» SHORT EXERCISE
Without the pictures, extract every line from the start of the material to the line containing "import seaborn as sns", both ends included.

» DATASET EXTRACT
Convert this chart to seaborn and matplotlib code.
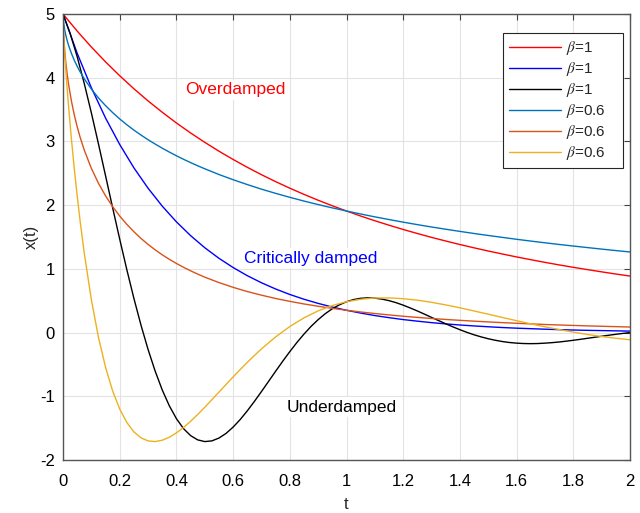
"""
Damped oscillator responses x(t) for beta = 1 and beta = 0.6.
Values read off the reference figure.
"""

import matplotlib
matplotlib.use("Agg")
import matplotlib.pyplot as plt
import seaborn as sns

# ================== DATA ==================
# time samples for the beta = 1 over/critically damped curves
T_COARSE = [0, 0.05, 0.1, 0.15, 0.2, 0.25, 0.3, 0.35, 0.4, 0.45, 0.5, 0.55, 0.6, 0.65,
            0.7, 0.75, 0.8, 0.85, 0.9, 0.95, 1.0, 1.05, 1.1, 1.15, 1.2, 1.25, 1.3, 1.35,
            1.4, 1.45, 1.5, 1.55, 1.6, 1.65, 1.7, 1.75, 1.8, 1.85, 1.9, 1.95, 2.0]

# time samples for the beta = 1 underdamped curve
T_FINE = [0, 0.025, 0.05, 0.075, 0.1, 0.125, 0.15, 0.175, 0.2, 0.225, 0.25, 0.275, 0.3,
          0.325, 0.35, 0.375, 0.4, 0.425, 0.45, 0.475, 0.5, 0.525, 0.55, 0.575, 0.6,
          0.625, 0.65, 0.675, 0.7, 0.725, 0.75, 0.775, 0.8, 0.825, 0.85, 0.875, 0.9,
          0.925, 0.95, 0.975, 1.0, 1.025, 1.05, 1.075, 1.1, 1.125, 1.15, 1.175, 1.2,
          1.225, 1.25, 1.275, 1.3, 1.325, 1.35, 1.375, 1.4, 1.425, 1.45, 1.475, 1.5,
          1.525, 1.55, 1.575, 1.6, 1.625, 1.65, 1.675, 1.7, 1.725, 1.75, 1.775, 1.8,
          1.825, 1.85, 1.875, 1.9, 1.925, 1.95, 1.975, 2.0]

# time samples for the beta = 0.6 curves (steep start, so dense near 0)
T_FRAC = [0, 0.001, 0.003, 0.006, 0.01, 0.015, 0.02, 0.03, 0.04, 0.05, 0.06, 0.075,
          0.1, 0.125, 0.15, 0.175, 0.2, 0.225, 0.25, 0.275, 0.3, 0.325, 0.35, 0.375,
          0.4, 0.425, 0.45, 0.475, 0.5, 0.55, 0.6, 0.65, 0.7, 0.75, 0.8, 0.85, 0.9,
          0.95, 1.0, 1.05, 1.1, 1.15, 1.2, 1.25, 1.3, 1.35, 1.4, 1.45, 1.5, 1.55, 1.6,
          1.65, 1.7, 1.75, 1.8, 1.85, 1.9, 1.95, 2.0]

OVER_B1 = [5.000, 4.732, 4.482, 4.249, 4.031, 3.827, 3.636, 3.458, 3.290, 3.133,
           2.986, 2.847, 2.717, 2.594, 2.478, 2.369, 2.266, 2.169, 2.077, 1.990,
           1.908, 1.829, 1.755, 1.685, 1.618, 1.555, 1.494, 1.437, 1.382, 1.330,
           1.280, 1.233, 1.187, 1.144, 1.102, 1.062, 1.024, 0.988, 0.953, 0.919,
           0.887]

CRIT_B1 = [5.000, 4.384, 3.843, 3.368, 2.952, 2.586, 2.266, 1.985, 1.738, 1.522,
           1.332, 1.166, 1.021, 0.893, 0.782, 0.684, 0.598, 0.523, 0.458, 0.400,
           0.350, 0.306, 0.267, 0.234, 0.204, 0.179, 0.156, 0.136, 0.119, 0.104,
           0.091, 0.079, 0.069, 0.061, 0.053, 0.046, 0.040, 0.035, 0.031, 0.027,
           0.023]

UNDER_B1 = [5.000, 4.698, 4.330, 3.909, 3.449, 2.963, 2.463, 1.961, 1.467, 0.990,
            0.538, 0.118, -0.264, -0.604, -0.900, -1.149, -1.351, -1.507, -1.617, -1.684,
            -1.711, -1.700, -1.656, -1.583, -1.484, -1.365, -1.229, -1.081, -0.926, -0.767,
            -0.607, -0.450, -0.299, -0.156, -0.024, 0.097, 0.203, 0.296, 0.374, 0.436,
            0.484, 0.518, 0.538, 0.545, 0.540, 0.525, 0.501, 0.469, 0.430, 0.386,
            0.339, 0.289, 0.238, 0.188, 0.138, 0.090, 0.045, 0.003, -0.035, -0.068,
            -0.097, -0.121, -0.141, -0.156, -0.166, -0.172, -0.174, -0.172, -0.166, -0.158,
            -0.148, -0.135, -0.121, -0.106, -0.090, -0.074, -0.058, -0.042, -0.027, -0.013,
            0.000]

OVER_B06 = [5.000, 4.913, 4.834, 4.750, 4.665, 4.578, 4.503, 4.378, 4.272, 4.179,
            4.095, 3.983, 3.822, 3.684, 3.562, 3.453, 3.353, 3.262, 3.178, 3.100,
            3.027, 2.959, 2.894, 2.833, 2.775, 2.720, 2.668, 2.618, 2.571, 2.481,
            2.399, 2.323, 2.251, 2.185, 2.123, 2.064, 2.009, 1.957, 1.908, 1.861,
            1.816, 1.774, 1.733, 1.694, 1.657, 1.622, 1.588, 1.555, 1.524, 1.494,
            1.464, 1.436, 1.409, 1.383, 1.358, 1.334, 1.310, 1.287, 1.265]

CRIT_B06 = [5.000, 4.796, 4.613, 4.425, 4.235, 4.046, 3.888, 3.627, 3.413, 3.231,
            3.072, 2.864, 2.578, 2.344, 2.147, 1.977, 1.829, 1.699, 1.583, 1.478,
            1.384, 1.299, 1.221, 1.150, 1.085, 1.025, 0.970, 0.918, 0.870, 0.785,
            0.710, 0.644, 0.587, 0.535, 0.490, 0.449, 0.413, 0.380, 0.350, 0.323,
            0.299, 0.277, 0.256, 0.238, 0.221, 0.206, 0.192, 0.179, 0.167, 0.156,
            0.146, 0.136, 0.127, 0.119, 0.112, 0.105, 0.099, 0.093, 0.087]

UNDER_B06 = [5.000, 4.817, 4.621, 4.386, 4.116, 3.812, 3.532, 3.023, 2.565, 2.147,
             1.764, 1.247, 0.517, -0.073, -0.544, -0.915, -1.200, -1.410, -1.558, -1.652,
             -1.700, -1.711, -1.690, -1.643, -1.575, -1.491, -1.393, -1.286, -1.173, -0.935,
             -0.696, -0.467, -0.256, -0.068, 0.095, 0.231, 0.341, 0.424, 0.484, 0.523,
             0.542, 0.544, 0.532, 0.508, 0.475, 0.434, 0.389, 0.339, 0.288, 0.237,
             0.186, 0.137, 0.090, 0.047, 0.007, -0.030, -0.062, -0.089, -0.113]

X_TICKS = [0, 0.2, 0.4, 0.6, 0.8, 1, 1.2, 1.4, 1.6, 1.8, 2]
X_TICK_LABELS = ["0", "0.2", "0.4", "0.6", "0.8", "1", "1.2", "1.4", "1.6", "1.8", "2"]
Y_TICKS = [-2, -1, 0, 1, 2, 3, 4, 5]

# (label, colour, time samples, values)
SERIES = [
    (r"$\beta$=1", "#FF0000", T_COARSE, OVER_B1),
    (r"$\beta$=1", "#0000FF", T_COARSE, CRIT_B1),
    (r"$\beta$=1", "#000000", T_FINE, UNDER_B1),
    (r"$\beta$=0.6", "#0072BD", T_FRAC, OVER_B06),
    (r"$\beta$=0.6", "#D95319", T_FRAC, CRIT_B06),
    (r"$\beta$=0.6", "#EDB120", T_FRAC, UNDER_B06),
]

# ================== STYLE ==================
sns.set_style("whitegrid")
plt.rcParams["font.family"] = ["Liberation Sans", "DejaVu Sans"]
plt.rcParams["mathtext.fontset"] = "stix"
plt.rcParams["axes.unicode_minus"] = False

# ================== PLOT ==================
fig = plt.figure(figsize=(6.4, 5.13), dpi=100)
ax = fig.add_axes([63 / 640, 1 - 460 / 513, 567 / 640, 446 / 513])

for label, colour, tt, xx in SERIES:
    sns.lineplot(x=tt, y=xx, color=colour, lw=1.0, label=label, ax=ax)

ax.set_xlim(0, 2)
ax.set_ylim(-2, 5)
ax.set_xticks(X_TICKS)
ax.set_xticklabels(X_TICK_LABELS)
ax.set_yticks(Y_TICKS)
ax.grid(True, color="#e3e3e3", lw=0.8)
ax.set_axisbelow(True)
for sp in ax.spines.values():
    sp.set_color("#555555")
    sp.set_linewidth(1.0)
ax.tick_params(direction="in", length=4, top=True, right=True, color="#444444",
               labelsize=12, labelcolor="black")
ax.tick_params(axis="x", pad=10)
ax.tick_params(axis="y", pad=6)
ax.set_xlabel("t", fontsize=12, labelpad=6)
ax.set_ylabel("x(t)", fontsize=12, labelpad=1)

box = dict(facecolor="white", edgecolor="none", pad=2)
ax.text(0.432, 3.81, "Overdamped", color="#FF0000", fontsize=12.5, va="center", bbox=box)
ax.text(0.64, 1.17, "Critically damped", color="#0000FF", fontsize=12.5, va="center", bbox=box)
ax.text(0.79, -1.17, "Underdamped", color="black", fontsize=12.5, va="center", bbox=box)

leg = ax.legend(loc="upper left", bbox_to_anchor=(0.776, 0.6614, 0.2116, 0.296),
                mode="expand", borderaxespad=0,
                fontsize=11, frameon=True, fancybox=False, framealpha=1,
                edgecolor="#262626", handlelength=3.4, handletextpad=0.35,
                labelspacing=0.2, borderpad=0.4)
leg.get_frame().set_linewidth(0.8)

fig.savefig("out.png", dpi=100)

» TASK RESULT
Convert this chart to seaborn and matplotlib code.
"""
Damped oscillator responses x(t) for beta = 1 and beta = 0.6.
Values read off the reference figure.
"""

import matplotlib
matplotlib.use("Agg")
import matplotlib.pyplot as plt
import seaborn as sns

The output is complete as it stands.